- Born: September 14, 1905 Brooklyn, New York, U.S.
- Died: July 14, 1972 (aged 66) near Cobleskill, New York, U.S.
- Occupation: Cardiologist at Mount Sinai Hospital, Manhattan
- Known for: Diseases of the Heart (1949)

= Charles K. Friedberg =

American cardiologist (1905–1972)

Charles Kaye Friedberg (1905–1972) was an American cardiologist, known for his medical textbook Diseases of the Heart, which was a standard reference in cardiology during the 1950s and 1960s.

Friedberg received in 1925 his bachelor's degree from Columbia University and in 1929 his medical degree from the Columbia University College of Physicians and Surgeons (Vagelos College of Physicians and Surgeons).

He interned at Mount Sinai and took postgraduate work as an Emanuel Libman Fellow in Amsterdam and Vienna. A diplomate of the American Board of Internal Medicine, Dr. Friedberg served on the Council of the National Heart and Lung Institute, and was a Master of the American College of Physicians, a Fellow of the American College of Cardiology and a member of the Academy of Medicine.

An acknowledged expert in the recognition and management of subacute bacterial endocarditis, and coauthor with Emanuel Libman of the classic monograph on the topic in 1941, his diagnostic dictum has helped guide several generations of physicians: “The diagnosis of subacute bacterial endocarditis should be assumed as most probable whenever a patient with an organic cardiac murmur experiences fever, without apparent cause, for more than one week” (Friedberg, 1949, p. 793).

In the mid-1930s, with Dr. Louis Gross, Friedberg investigated the cardiac pathoanatomy of rheumatic fever. Friedberg was a consulting cardiologist, and from 1956 to 1969 chief cardiologist, at Mount Sinai Hospital, and was a clinical professor of medicine at Mount Sinai Medical School. He was the author, among other books, of Diseases of the Heart, published in Philadelphia by the W. B. Saunders Company in 1949, with a 2nd edition in 1959 and a 3rd edition in 1966. In 1958 he was the founding editor of the journal Progress in Cardiovascular Diseases. He was appointed editor-in-chief of the American Heart Association's journal Circulation, for a six-year term that started in January 1971, as successor to Howard B. Burchell (1908–2009).

In 1933 Dr. Friedberg married Gertrude Tonkonogy, who was the author of the Broadway play Three Cornered Hat. Upon his death in an automobile accident in 1972 he was survived by his widow, a son Richard, a daughter Barbara, and two grandchildren.
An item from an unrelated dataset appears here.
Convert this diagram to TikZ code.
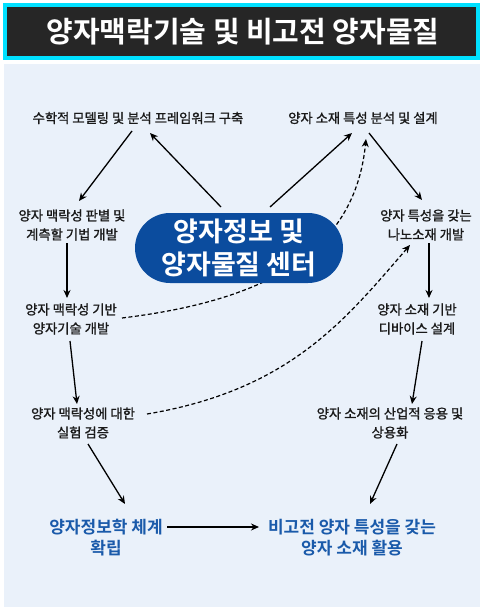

According to the cardiologist Eugene Braunwald, Charles K. Friedburg was one of a small group of outstanding pioneers of cardiology as practiced in the era of medicine from the 1940s to the early 1970s; according to Braunwald the other pioneers included Charles Laubry, Samuel A. Levine, Thomas Lewis, James Mackenzie, John Parkinson, Paul Dudley White, and Paul Hamilton Wood.

As it turned out, Friedberg was the last American to write a single-authored textbook of cardiology. The reason: knowledge in cardiology and virtually every other major field of medicine was expanding too quickly for any one individual to master or write about quickly enough. The new model for textbooks would be one in which editors sought numerous experts to write chapters on specific topics, and tried to impose a consistent style and philosophy on the submitted materials.